O mistério dos meteoritos ricos em carbono que nunca chegam: o Sol e a atmosfera, os grandes filtros do espaço
Um estudo revelou que meteoritos ricos em carbono, que transportam água e moléculas orgânicas, são destruídos antes de chegar à Terra. Tanto o Sol quanto a atmosfera terrestre filtram esses valiosos fragmentos, limitando nossa compreensão da origem da vida.

Durante décadas, cientistas se perguntaram por que meteoritos ricos em carbono, considerados essenciais para entender a origem da vida na Terra, são tão raros em nossas coleções. Agora, uma equipe internacional de pesquisadores pode ter resolvido esse mistério: muitos desses fragmentos nunca chegam ao nosso planeta, destruídos primeiro por dois filtros implacáveis: o Sol e a atmosfera da Terra.
A descoberta, publicada na revista Nature Astronomy, é o resultado de uma extensa análise de quase 8.500 meteoroides e seus impactos, usando dados de 19 redes de observação espalhadas por 39 países.

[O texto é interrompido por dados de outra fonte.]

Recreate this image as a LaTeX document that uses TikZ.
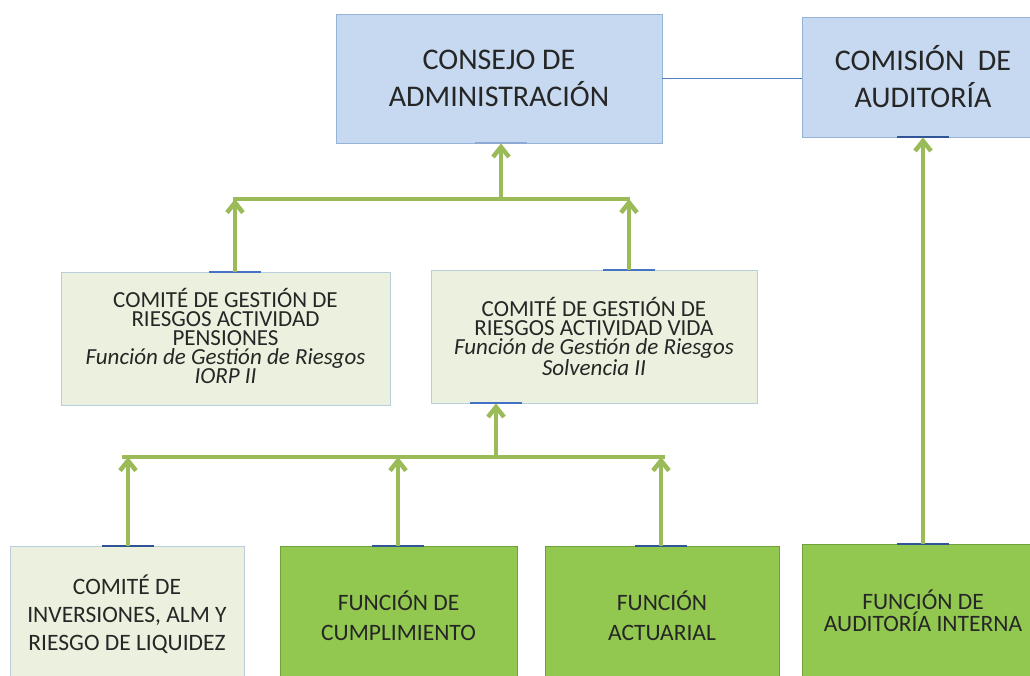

Este é o estudo mais abrangente já realizado sobre o assunto, e sua conclusão pode mudar a maneira como interpretamos tanto a formação do nosso sistema solar quanto o papel que esses corpos cósmicos desempenharam no surgimento da vida na Terra.
Meteoritos ricos em carbono sofrem desgaste progressivo
A maioria dos meteoritos começa sua jornada quando dois asteroides colidem, gerando fragmentos que viajam pelo sistema solar. Os menores (chamados meteoroides) geralmente têm menos de um metro de tamanho e não são detectados por telescópios, a menos que estejam prestes a atingir a Terra.
O Dr. Hadrien Devillepoix, coautor do estudo e pesquisador da Curtin University, na Austrália, explicou que “a atmosfera da Terra e o Sol atuam como filtros gigantes, destruindo meteoroides frágeis e ricos em carbono antes que eles atinjam o solo”. Esses materiais, conhecidos como condritos carbonáceos, não são apenas fracos, mas também sofrem desgaste progressivo à medida que viajam pelo espaço. As flutuações extremas de temperatura que eles experimentam à medida que se aproximam do Sol produzem rachaduras que os enfraquecem até que eles se fragmentem.
A pesquisa também aponta que meteoroides gerados por "perturbações de onda" (quando asteroides são despedaçados após encontros próximos com planetas) são particularmente frágeis e, portanto, têm pouca chance de sobreviver à jornada atmosférica.

O Dr. Patrick Shober, do Observatório de Paris, ressaltou a importância dessas descobertas: “Meteoritos ricos em carbono estão entre os materiais mais primitivos que podemos estudar; eles contêm as pistas químicas sobre como a água e os compostos orgânicos chegaram à Terra. No entanto, por termos tão poucos deles, corremos o risco de obter uma imagem incompleta da origem da vida e da evolução do nosso sistema solar”.
A importância das redes de observação atuais
O avanço tecnológico foi crucial para chegar a essas conclusões. Redes globais como a FRIPON, liderada pela França, e o Global Fireball Observatory, de origem australiana, permitiram que pesquisadores monitorassem o céu em tempo real e detectassem meteoroides conforme eles entravam na atmosfera, usando câmeras altamente sensíveis e software de análise automatizado.
Além da descoberta, os cientistas já estão olhando para o futuro. Melhorar as capacidades de detecção de telescópios e entender os detalhes de como os meteoroides se desintegram na atmosfera será fundamental para responder a novas perguntas sobre sua composição e papel na história planetária.
Este trabalho não apenas explica a escassez de meteoritos ricos em carbono na Terra, mas também abre novas portas para repensar como os ingredientes essenciais para a vida chegaram aqui.
Referência da notícia
Perihelion history and atmospheric survival as primary drivers of the Earth’s meteorite record. 14 de abril, 2025. Shober, et al.